2022-03-22T00:42:16.975Z INFO Validating connection to cassandra cluster. {“logging-call-at”: “cqlclient.go:112”}
2022-03-22T00:42:17.573Z INFO Connection validation succeeded. {“logging-call-at”: “cqlclient.go:118”}
2022-03-22T00:42:17.573Z INFO UpdateSchemeTask started {“config”: {“DBName”:"",“TargetVersion”:"",“SchemaDir”:"./schema/cassandra/temporal/versioned",“IsDryRun”:false}, “logging-call-at”: “updatetask.go:98”}
2022-03-22T00:42:17.590Z DEBUG ---- Executing updates for version 1.6 ---- {“logging-call-at”: “updatetask.go:151”}
2022-03-22T00:42:17.590Z DEBUG ALTER TABLE executions ADD tiered_storage_task_data blob; {“logging-call-at”: “updatetask.go:153”}
2022-03-22T00:42:18.580Z DEBUG ALTER TABLE executions ADD tiered_storage_task_encoding text; {“logging-call-at”: “updatetask.go:153”}
2022-03-22T00:42:19.698Z DEBUG CREATE TABLE cluster_metadata_info (metadata_partition int,cluster_name text,data blob,data_encoding text,version bigint,PRIMARY KEY (metadata_partition, cluster_name)) WITH COMPACTION = {‘class’: ‘org.apache.cassandra.db.compaction.LeveledCompactionStrategy’}; {“logging-call-at”: “updatetask.go:153”}
2022-03-22T00:42:24.353Z ERROR Unable to update CQL schema. {“error”: “error executing statement:java.lang.RuntimeException: org.apache.cassandra.exceptions.WriteTimeoutException: Operation timed out - received only 0 responses.”, “logging-call-at”: “handler.go:82”}

If I try and run the script again I get an error:

2022-03-22T00:45:58.965Z ERROR Unable to update CQL schema. {“error”: “error executing statement:Invalid column name tiered_storage_task_data because it conflicts with an existing column”, “logging-call-at”: “handler.go:82”}

I checked the schema_version table and it is still on 1.5 so the script did not complete successfully. Is there are way to revert these changes so I can run the script again?

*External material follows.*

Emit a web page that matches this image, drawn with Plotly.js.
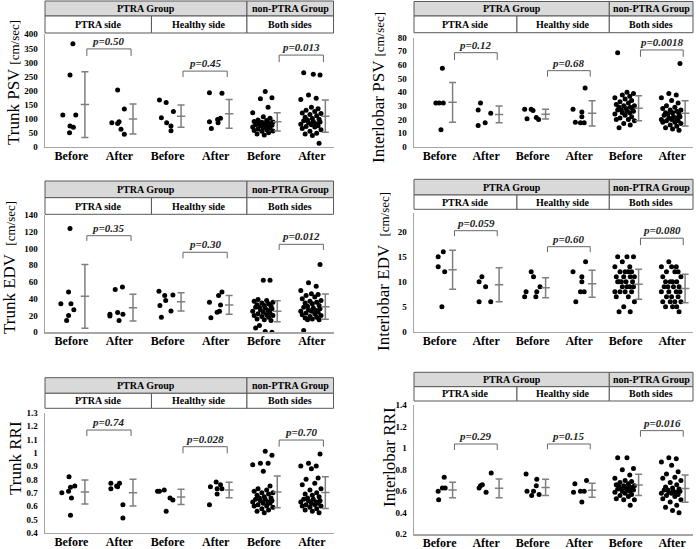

Note: I did check the schema changes here: temporal/schema/cassandra/temporal/versioned/v1.6 at release/v1.14.x · temporalio/temporal · GitHub and confirmed that all of the changes have been applied. It looks like it was just the final step to update the schema_version table that timed out. I could manually update the schema_version table but would prefer to follow a proper process if there is one.

Hi @tihomir,

Could you confirm what the process should be if the schema upgrade only partially completes?

Looking at some of the cql statements that are part of the upgrade e.g executions.cql.

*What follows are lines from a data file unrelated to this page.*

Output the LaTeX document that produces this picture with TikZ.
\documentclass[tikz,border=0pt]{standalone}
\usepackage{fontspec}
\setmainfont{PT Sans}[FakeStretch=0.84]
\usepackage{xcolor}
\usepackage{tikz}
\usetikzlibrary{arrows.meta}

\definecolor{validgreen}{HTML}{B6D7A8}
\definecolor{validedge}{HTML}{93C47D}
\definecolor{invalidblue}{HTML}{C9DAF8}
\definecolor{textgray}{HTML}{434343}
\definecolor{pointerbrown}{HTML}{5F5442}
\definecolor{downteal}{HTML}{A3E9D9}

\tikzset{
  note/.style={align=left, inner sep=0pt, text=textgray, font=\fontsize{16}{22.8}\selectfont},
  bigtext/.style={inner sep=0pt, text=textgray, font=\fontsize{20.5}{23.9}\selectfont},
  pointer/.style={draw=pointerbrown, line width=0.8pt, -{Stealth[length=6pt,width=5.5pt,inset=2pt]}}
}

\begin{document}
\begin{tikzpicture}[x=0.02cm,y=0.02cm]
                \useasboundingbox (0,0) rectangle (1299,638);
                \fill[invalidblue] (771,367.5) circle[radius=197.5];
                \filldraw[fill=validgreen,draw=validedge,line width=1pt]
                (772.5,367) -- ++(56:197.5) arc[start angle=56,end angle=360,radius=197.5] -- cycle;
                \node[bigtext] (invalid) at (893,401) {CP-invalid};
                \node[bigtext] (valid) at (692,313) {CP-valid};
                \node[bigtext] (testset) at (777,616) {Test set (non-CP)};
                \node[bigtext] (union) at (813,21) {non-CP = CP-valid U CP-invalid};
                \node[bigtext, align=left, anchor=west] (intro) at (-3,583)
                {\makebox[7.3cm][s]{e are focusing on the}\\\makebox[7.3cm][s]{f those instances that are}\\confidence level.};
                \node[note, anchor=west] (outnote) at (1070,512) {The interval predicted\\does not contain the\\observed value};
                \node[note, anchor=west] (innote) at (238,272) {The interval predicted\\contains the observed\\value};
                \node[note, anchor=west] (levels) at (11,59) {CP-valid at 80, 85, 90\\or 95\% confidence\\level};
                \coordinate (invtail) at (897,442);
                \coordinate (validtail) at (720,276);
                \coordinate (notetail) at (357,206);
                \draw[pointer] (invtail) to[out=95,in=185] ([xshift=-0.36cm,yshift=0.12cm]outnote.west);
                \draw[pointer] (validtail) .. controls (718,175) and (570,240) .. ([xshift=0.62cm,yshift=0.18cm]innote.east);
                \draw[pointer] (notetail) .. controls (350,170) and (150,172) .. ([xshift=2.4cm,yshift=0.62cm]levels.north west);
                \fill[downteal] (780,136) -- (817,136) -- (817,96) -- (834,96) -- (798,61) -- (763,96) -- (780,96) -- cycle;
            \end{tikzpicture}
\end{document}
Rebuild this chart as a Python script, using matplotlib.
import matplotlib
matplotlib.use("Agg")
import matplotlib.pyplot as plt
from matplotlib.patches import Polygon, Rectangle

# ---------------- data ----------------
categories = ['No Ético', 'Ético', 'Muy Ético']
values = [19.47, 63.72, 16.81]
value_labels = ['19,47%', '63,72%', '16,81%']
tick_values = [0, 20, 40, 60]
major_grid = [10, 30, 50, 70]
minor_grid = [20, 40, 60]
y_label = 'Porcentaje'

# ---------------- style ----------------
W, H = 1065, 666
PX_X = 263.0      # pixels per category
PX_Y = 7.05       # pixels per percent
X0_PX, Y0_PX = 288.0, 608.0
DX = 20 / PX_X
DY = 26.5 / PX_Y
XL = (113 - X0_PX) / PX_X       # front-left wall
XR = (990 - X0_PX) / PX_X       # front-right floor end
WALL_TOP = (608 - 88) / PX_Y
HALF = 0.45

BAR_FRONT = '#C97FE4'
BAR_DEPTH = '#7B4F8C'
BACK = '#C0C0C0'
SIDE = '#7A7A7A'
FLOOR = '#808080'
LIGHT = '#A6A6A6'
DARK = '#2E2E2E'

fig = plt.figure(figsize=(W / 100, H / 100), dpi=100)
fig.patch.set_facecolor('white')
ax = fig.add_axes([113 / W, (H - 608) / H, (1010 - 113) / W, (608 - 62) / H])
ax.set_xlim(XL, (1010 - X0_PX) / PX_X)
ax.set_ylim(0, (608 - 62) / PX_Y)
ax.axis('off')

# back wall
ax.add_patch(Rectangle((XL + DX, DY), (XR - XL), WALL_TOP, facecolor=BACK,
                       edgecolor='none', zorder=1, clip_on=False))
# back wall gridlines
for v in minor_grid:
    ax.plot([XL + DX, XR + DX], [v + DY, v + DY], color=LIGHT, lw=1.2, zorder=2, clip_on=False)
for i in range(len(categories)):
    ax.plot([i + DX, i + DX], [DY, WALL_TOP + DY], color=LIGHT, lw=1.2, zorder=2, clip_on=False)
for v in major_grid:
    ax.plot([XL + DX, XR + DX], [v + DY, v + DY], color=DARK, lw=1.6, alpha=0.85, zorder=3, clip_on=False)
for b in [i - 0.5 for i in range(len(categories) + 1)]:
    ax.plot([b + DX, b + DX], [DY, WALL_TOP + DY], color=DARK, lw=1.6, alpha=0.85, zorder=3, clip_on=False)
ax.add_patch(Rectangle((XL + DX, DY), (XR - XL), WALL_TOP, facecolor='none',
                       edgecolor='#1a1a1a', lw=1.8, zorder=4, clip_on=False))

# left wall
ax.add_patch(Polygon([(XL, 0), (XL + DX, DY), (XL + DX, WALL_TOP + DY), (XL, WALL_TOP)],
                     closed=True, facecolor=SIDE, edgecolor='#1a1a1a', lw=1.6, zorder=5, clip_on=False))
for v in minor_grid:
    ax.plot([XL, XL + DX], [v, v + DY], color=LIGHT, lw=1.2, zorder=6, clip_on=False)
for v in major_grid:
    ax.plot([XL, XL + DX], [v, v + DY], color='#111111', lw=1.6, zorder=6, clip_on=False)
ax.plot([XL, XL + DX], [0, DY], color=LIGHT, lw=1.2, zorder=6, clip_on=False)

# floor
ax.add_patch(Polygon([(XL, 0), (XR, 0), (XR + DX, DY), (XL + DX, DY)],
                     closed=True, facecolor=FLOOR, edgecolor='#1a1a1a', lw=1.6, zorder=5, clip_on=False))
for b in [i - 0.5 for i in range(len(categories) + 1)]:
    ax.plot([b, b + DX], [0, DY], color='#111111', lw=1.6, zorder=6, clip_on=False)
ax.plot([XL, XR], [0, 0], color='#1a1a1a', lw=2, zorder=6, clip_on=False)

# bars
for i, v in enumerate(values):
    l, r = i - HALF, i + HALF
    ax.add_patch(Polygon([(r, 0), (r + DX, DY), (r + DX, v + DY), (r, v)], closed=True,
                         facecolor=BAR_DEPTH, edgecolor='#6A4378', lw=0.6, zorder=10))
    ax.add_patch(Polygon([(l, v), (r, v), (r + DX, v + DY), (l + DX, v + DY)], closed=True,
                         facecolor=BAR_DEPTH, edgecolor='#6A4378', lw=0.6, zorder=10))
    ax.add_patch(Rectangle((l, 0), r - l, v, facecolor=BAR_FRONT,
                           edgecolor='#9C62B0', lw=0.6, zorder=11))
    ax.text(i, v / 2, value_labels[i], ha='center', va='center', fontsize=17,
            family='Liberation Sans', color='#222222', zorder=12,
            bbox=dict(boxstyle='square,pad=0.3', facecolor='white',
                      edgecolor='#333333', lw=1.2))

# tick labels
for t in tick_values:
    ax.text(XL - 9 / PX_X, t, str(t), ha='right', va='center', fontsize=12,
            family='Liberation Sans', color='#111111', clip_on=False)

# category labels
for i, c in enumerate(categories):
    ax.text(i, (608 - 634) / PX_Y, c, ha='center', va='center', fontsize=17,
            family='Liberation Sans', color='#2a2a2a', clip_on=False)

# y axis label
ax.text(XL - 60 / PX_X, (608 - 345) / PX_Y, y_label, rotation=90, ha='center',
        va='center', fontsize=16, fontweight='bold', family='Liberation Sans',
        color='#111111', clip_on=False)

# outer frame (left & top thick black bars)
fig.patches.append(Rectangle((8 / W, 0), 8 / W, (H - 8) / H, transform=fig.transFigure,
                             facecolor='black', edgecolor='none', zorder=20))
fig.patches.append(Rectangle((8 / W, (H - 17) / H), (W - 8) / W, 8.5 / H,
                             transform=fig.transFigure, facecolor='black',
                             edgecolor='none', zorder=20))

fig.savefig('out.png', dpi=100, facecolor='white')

ALTER TABLE executions ADD tiered_storage_task_data blob;
ALTER TABLE executions ADD tiered_storage_task_encoding text;

there are no checks in place to see if the column already exists so the cql cannot be run multiple times.

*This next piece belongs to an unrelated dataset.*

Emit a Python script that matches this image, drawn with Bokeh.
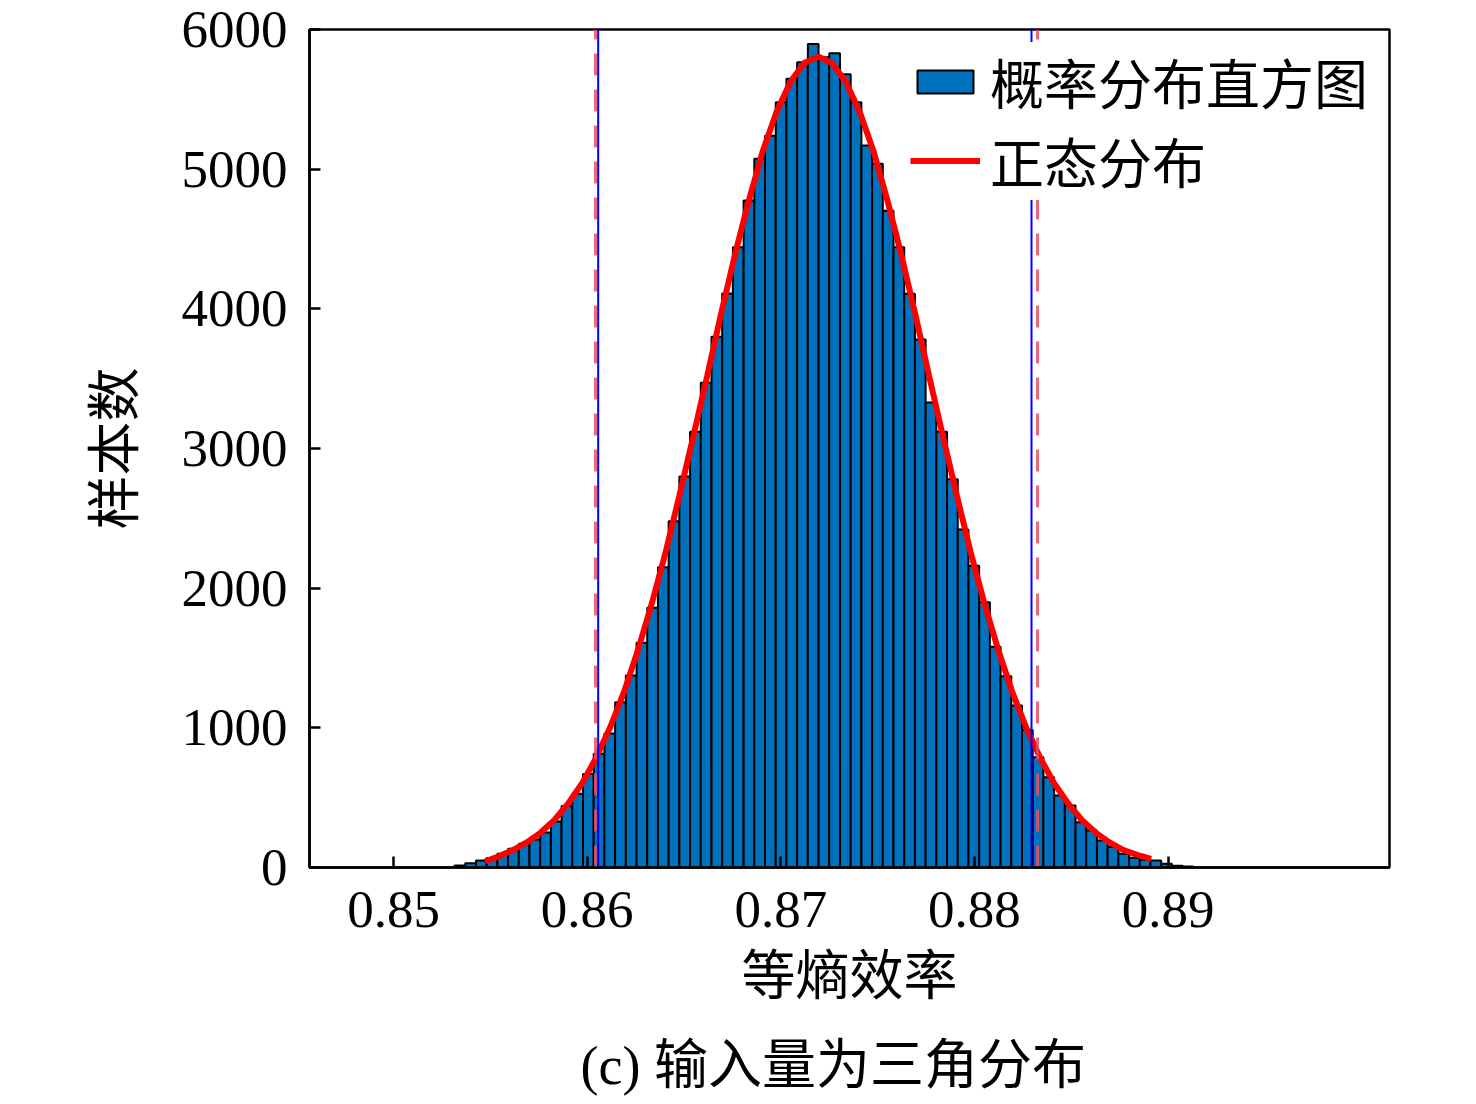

The schema upgrade failed in our production environment so I’d appreciate any advice you can provide on how to resolve this type of issue.

Hi all,

Just wondering if anybody could provide some feedback on what the suggested approach should be to allow me to continue with the upgrade in my production environment? Just to recap, when running the cql for the upgrade cassandra timed out so it did not complete. From what I can see all of the actual cql updates have been applied but the version has not been updated. Is there a way to either revert the changes and re-run the updates again or if not is it ok to just manually update the schema_version table with the new version.